> TASK TO CARRY OUT
Transcribe the whole listing below without changing a word, but leave out every image.

> INFORMATION SUPPLIED
=-=-=

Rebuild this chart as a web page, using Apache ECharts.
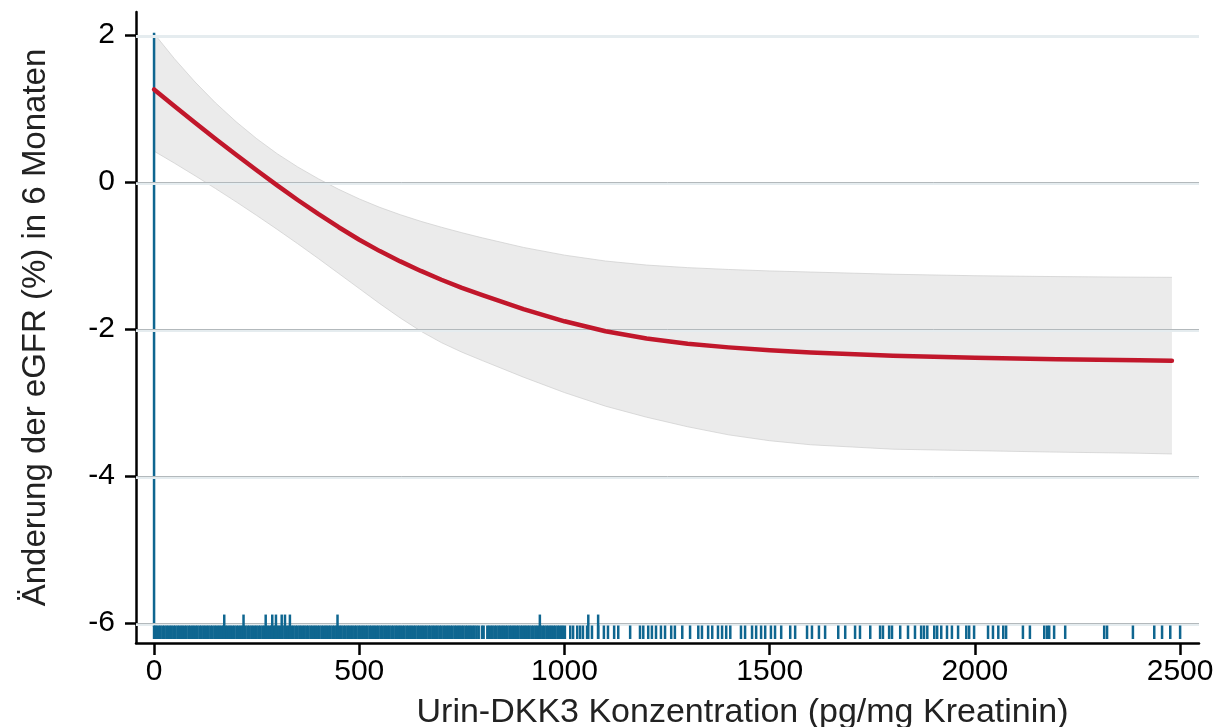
<!DOCTYPE html>
<html><head><meta charset="utf-8">
<script src="https://cdn.jsdelivr.net/npm/echarts@6/dist/echarts.min.js"></script>
<style>html,body{margin:0;padding:0;background:#fff;overflow:hidden}#c{width:1230px;height:727px}</style>
</head><body><div id="c"></div>
<script>
// ---- data ----
const xTicks = [0, 500, 1000, 1500, 2000, 2500];
const yTicks = [2, 0, -2, -4, -6];
const gridValues = [2, 0, -2, -4, -6];

const fitX   = [0, 50, 100, 150, 200, 250, 300, 350, 400, 450, 500, 550, 600, 650, 700, 750, 800, 900, 1000, 1100, 1200, 1300, 1400, 1500, 1600, 1800, 2000, 2200, 2400, 2480];
const fitY   = [1.26, 1.03, 0.805, 0.585, 0.37, 0.16, -0.045, -0.245, -0.435, -0.615, -0.785, -0.94, -1.08, -1.21, -1.33, -1.44, -1.54, -1.73, -1.895, -2.03, -2.13, -2.20, -2.25, -2.29, -2.32, -2.365, -2.392, -2.41, -2.425, -2.432];
const ciUpper= [2.02, 1.675, 1.36, 1.075, 0.82, 0.59, 0.385, 0.205, 0.045, -0.10, -0.23, -0.345, -0.445, -0.535, -0.615, -0.69, -0.76, -0.89, -0.995, -1.075, -1.13, -1.165, -1.19, -1.21, -1.225, -1.255, -1.275, -1.287, -1.295, -1.297];
const ciLower= [0.42, 0.255, 0.085, -0.09, -0.27, -0.455, -0.645, -0.84, -1.04, -1.245, -1.45, -1.655, -1.85, -2.03, -2.185, -2.315, -2.43, -2.655, -2.865, -3.05, -3.20, -3.33, -3.44, -3.52, -3.575, -3.635, -3.655, -3.675, -3.69, -3.70];

const rugShort = [
 0,3,7,12,16,21,25,30,34,39,43,48,52,57,61,66,70,75,79,84,88,93,97,
 102,106,111,115,120,124,129,133,138,142,147,151,156,160,165,169,174,178,183,187,192,196,
 201,205,210,214,219,223,228,232,237,241,246,250,255,259,264,268,273,277,282,286,291,295,
 300,304,309,313,318,322,327,331,336,340,345,349,354,358,363,367,372,376,381,385,390,394,399,
 403,408,412,417,421,426,430,435,439,444,448,453,457,462,466,471,475,480,484,489,493,498,
 502,507,511,516,520,525,529,534,538,543,547,552,556,561,565,570,574,579,583,588,592,597,
 601,606,610,615,619,624,628,633,637,642,646,651,655,660,664,669,673,678,682,687,691,696,
 700,705,709,714,718,723,727,732,736,741,745,750,754,759,763,768,772,777,781,786,791,799,
 803,812,816,821,825,830,834,839,843,848,852,857,861,866,870,875,879,884,888,893,897,
 902,906,911,915,920,924,929,933,938,942,947,951,956,960,965,969,974,978,983,987,992,996,1001,
 1014,1021,1031,1038,1045,1055,1067,1082,1096,1106,1121,1131,1160,1184,1192,1204,1213,1223,
 1235,1245,1260,1269,1287,1306,1326,1335,1350,1360,1374,1384,1394,1404,1430,1440,1457,1467,
 1479,1489,1503,1513,1528,1550,1562,1591,1603,1620,1635,1667,1684,1708,1720,1745,
 1769,1776,1791,1798,1818,1837,1854,1869,1876,1884,1901,1908,1918,1932,1944,1959,1979,1986,1998,
 2032,2044,2057,2069,2076,2117,2134,2169,2176,2181,2193,2220,2315,2322,2385,2437,2456,2476,2500
];
const rugTall = [171, 218, 272, 288, 297, 311, 319, 331, 447, 940, 1058, 1082];

// ---- chart ----
const FONT = '"Liberation Sans", Arial, Helvetica, sans-serif';
const BLUE = '#0f6690';
const RED = '#c1172b';
const chart = echarts.init(document.getElementById('c'), null, {renderer: 'canvas'});

const fitData = fitX.map((x, i) => [x, fitY[i]]);
const upData = fitX.map((x, i) => [x, ciUpper[i]]);
const loData = fitX.map((x, i) => [x, ciLower[i]]);

const gridLight = gridValues.map(v => ({yAxis: v - 0.024}));
const gridDark = gridValues.filter(v => v !== 2).map(v => ({yAxis: v}));

function rugItem(top) {
  return function (params, api) {
    const x = api.value(0);
    const a = api.coord([x, top]);
    const b = api.coord([x, -6.218]);
    return {type: 'rect', shape: {x: a[0] - 1.25, y: a[1], width: 2.5, height: b[1] - a[1]}, style: {fill: BLUE}};
  };
}

chart.setOption({
  animation: false,
  grid: {left: 136, right: 31, top: 12, bottom: 84, containLabel: false, outerBoundsMode: 'none'},
  xAxis: {
    type: 'value', min: -44, max: 2546,
    axisLine: {onZero: false, lineStyle: {color: '#000', width: 2.5}},
    axisTick: {customValues: xTicks, length: 12, lineStyle: {color: '#000', width: 2.5}},
    axisLabel: {customValues: xTicks, fontSize: 30, color: '#000', margin: 14, fontFamily: FONT,
      formatter: v => String(v)},
    splitLine: {show: false},
    name: 'Urin-DKK3 Konzentration (pg/mg Kreatinin)',
    nameLocation: 'middle', nameGap: 53,
    nameTextStyle: {fontSize: 34, color: '#222', fontFamily: FONT, padding: [0, 0, 0, 150]}
  },
  yAxis: {
    type: 'value', min: -6.272, max: 2.313,
    axisLine: {onZero: false, lineStyle: {color: '#000', width: 2.5}},
    axisTick: {customValues: yTicks, length: 11, lineStyle: {color: '#000', width: 2.5}},
    axisLabel: {customValues: yTicks, fontSize: 30, color: '#000', margin: 21, fontFamily: FONT,
      formatter: v => String(v)},
    splitLine: {show: false},
    name: 'Änderung der eGFR (%) in 6 Monaten',
    nameLocation: 'middle', nameGap: 84, nameRotate: 90,
    nameTextStyle: {fontSize: 33, color: '#222', fontFamily: FONT}
  },
  series: [
    { // gridlines
      type: 'line', data: [], z: 1, silent: true,
      markLine: {silent: true, symbol: 'none', label: {show: false}, animation: false,
        lineStyle: {color: '#e5ecef', width: 3, type: 'solid'}, data: gridLight}
    },
    {
      type: 'line', data: [], z: 1, silent: true,
      markLine: {silent: true, symbol: 'none', label: {show: false}, animation: false,
        lineStyle: {color: '#b3b9bc', width: 1, type: 'solid'}, data: gridDark}
    },
    { // CI band
      type: 'custom', data: [[0, 0]], z: 2, silent: true,
      renderItem: function (params, api) {
        const pts = [];
        for (let i = 0; i < upData.length; i++) pts.push(api.coord(upData[i]));
        for (let i = loData.length - 1; i >= 0; i--) pts.push(api.coord(loData[i]));
        return {type: 'polygon', shape: {points: pts, smooth: 0}, style: {fill: '#ebebeb'}};
      }
    },
    {type: 'line', data: upData, z: 3, symbol: 'none', silent: true, lineStyle: {color: '#cdcdcd', width: 0.7}},
    {type: 'line', data: loData, z: 3, symbol: 'none', silent: true, lineStyle: {color: '#cdcdcd', width: 0.7}},
    { // vertical reference line at 0
      type: 'line', data: [[0, 2.03], [0, -6.05]], z: 4, symbol: 'none', silent: true,
      lineStyle: {color: BLUE, width: 2.5}
    },
    { // fitted line
      type: 'line', data: fitData, z: 5, symbol: 'none', smooth: false, silent: true,
      lineStyle: {color: RED, width: 4.5, cap: 'round', join: 'round'}
    },
    { // rug
      type: 'custom', data: rugShort.map(v => [v, -6.1]), z: 6, silent: true,
      renderItem: rugItem(-6.034)
    },
    {
      type: 'custom', data: rugTall.map(v => [v, -6.0]), z: 6, silent: true,
      renderItem: rugItem(-5.885)
    }
  ]
});
</script>
</body></html>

=-=-=

> SOLUTION TO THIS EXERCISE
Rebuild this chart as a web page, using Apache ECharts.
<!DOCTYPE html>
<html><head><meta charset="utf-8">
<script src="https://cdn.jsdelivr.net/npm/echarts@6/dist/echarts.min.js"></script>
<style>html,body{margin:0;padding:0;background:#fff;overflow:hidden}#c{width:1230px;height:727px}</style>
</head><body><div id="c"></div>
<script>
// ---- data ----
const xTicks = [0, 500, 1000, 1500, 2000, 2500];
const yTicks = [2, 0, -2, -4, -6];
const gridValues = [2, 0, -2, -4, -6];

const fitX   = [0, 50, 100, 150, 200, 250, 300, 350, 400, 450, 500, 550, 600, 650, 700, 750, 800, 900, 1000, 1100, 1200, 1300, 1400, 1500, 1600, 1800, 2000, 2200, 2400, 2480];
const fitY   = [1.26, 1.03, 0.805, 0.585, 0.37, 0.16, -0.045, -0.245, -0.435, -0.615, -0.785, -0.94, -1.08, -1.21, -1.33, -1.44, -1.54, -1.73, -1.895, -2.03, -2.13, -2.20, -2.25, -2.29, -2.32, -2.365, -2.392, -2.41, -2.425, -2.432];
const ciUpper= [2.02, 1.675, 1.36, 1.075, 0.82, 0.59, 0.385, 0.205, 0.045, -0.10, -0.23, -0.345, -0.445, -0.535, -0.615, -0.69, -0.76, -0.89, -0.995, -1.075, -1.13, -1.165, -1.19, -1.21, -1.225, -1.255, -1.275, -1.287, -1.295, -1.297];
const ciLower= [0.42, 0.255, 0.085, -0.09, -0.27, -0.455, -0.645, -0.84, -1.04, -1.245, -1.45, -1.655, -1.85, -2.03, -2.185, -2.315, -2.43, -2.655, -2.865, -3.05, -3.20, -3.33, -3.44, -3.52, -3.575, -3.635, -3.655, -3.675, -3.69, -3.70];

const rugShort = [
 0,3,7,12,16,21,25,30,34,39,43,48,52,57,61,66,70,75,79,84,88,93,97,
 102,106,111,115,120,124,129,133,138,142,147,151,156,160,165,169,174,178,183,187,192,196,
 201,205,210,214,219,223,228,232,237,241,246,250,255,259,264,268,273,277,282,286,291,295,
 300,304,309,313,318,322,327,331,336,340,345,349,354,358,363,367,372,376,381,385,390,394,399,
 403,408,412,417,421,426,430,435,439,444,448,453,457,462,466,471,475,480,484,489,493,498,
 502,507,511,516,520,525,529,534,538,543,547,552,556,561,565,570,574,579,583,588,592,597,
 601,606,610,615,619,624,628,633,637,642,646,651,655,660,664,669,673,678,682,687,691,696,
 700,705,709,714,718,723,727,732,736,741,745,750,754,759,763,768,772,777,781,786,791,799,
 803,812,816,821,825,830,834,839,843,848,852,857,861,866,870,875,879,884,888,893,897,
 902,906,911,915,920,924,929,933,938,942,947,951,956,960,965,969,974,978,983,987,992,996,1001,
 1014,1021,1031,1038,1045,1055,1067,1082,1096,1106,1121,1131,1160,1184,1192,1204,1213,1223,
 1235,1245,1260,1269,1287,1306,1326,1335,1350,1360,1374,1384,1394,1404,1430,1440,1457,1467,
 1479,1489,1503,1513,1528,1550,1562,1591,1603,1620,1635,1667,1684,1708,1720,1745,
 1769,1776,1791,1798,1818,1837,1854,1869,1876,1884,1901,1908,1918,1932,1944,1959,1979,1986,1998,
 2032,2044,2057,2069,2076,2117,2134,2169,2176,2181,2193,2220,2315,2322,2385,2437,2456,2476,2500
];
const rugTall = [171, 218, 272, 288, 297, 311, 319, 331, 447, 940, 1058, 1082];

// ---- chart ----
const FONT = '"Liberation Sans", Arial, Helvetica, sans-serif';
const BLUE = '#0f6690';
const RED = '#c1172b';
const chart = echarts.init(document.getElementById('c'), null, {renderer: 'canvas'});

const fitData = fitX.map((x, i) => [x, fitY[i]]);
const upData = fitX.map((x, i) => [x, ciUpper[i]]);
const loData = fitX.map((x, i) => [x, ciLower[i]]);

const gridLight = gridValues.map(v => ({yAxis: v - 0.024}));
const gridDark = gridValues.filter(v => v !== 2).map(v => ({yAxis: v}));

function rugItem(top) {
  return function (params, api) {
    const x = api.value(0);
    const a = api.coord([x, top]);
    const b = api.coord([x, -6.218]);
    return {type: 'rect', shape: {x: a[0] - 1.25, y: a[1], width: 2.5, height: b[1] - a[1]}, style: {fill: BLUE}};
  };
}

chart.setOption({
  animation: false,
  grid: {left: 136, right: 31, top: 12, bottom: 84, containLabel: false, outerBoundsMode: 'none'},
  xAxis: {
    type: 'value', min: -44, max: 2546,
    axisLine: {onZero: false, lineStyle: {color: '#000', width: 2.5}},
    axisTick: {customValues: xTicks, length: 12, lineStyle: {color: '#000', width: 2.5}},
    axisLabel: {customValues: xTicks, fontSize: 30, color: '#000', margin: 14, fontFamily: FONT,
      formatter: v => String(v)},
    splitLine: {show: false},
    name: 'Urin-DKK3 Konzentration (pg/mg Kreatinin)',
    nameLocation: 'middle', nameGap: 53,
    nameTextStyle: {fontSize: 34, color: '#222', fontFamily: FONT, padding: [0, 0, 0, 150]}
  },
  yAxis: {
    type: 'value', min: -6.272, max: 2.313,
    axisLine: {onZero: false, lineStyle: {color: '#000', width: 2.5}},
    axisTick: {customValues: yTicks, length: 11, lineStyle: {color: '#000', width: 2.5}},
    axisLabel: {customValues: yTicks, fontSize: 30, color: '#000', margin: 21, fontFamily: FONT,
      formatter: v => String(v)},
    splitLine: {show: false},
    name: 'Änderung der eGFR (%) in 6 Monaten',
    nameLocation: 'middle', nameGap: 84, nameRotate: 90,
    nameTextStyle: {fontSize: 33, color: '#222', fontFamily: FONT}
  },
  series: [
    { // gridlines
      type: 'line', data: [], z: 1, silent: true,
      markLine: {silent: true, symbol: 'none', label: {show: false}, animation: false,
        lineStyle: {color: '#e5ecef', width: 3, type: 'solid'}, data: gridLight}
    },
    {
      type: 'line', data: [], z: 1, silent: true,
      markLine: {silent: true, symbol: 'none', label: {show: false}, animation: false,
        lineStyle: {color: '#b3b9bc', width: 1, type: 'solid'}, data: gridDark}
    },
    { // CI band
      type: 'custom', data: [[0, 0]], z: 2, silent: true,
      renderItem: function (params, api) {
        const pts = [];
        for (let i = 0; i < upData.length; i++) pts.push(api.coord(upData[i]));
        for (let i = loData.length - 1; i >= 0; i--) pts.push(api.coord(loData[i]));
        return {type: 'polygon', shape: {points: pts, smooth: 0}, style: {fill: '#ebebeb'}};
      }
    },
    {type: 'line', data: upData, z: 3, symbol: 'none', silent: true, lineStyle: {color: '#cdcdcd', width: 0.7}},
    {type: 'line', data: loData, z: 3, symbol: 'none', silent: true, lineStyle: {color: '#cdcdcd', width: 0.7}},
    { // vertical reference line at 0
      type: 'line', data: [[0, 2.03], [0, -6.05]], z: 4, symbol: 'none', silent: true,
      lineStyle: {color: BLUE, width: 2.5}
    },
    { // fitted line
      type: 'line', data: fitData, z: 5, symbol: 'none', smooth: false, silent: true,
      lineStyle: {color: RED, width: 4.5, cap: 'round', join: 'round'}
    },
    { // rug
      type: 'custom', data: rugShort.map(v => [v, -6.1]), z: 6, silent: true,
      renderItem: rugItem(-6.034)
    },
    {
      type: 'custom', data: rugTall.map(v => [v, -6.0]), z: 6, silent: true,
      renderItem: rugItem(-5.885)
    }
  ]
});
</script>
</body></html>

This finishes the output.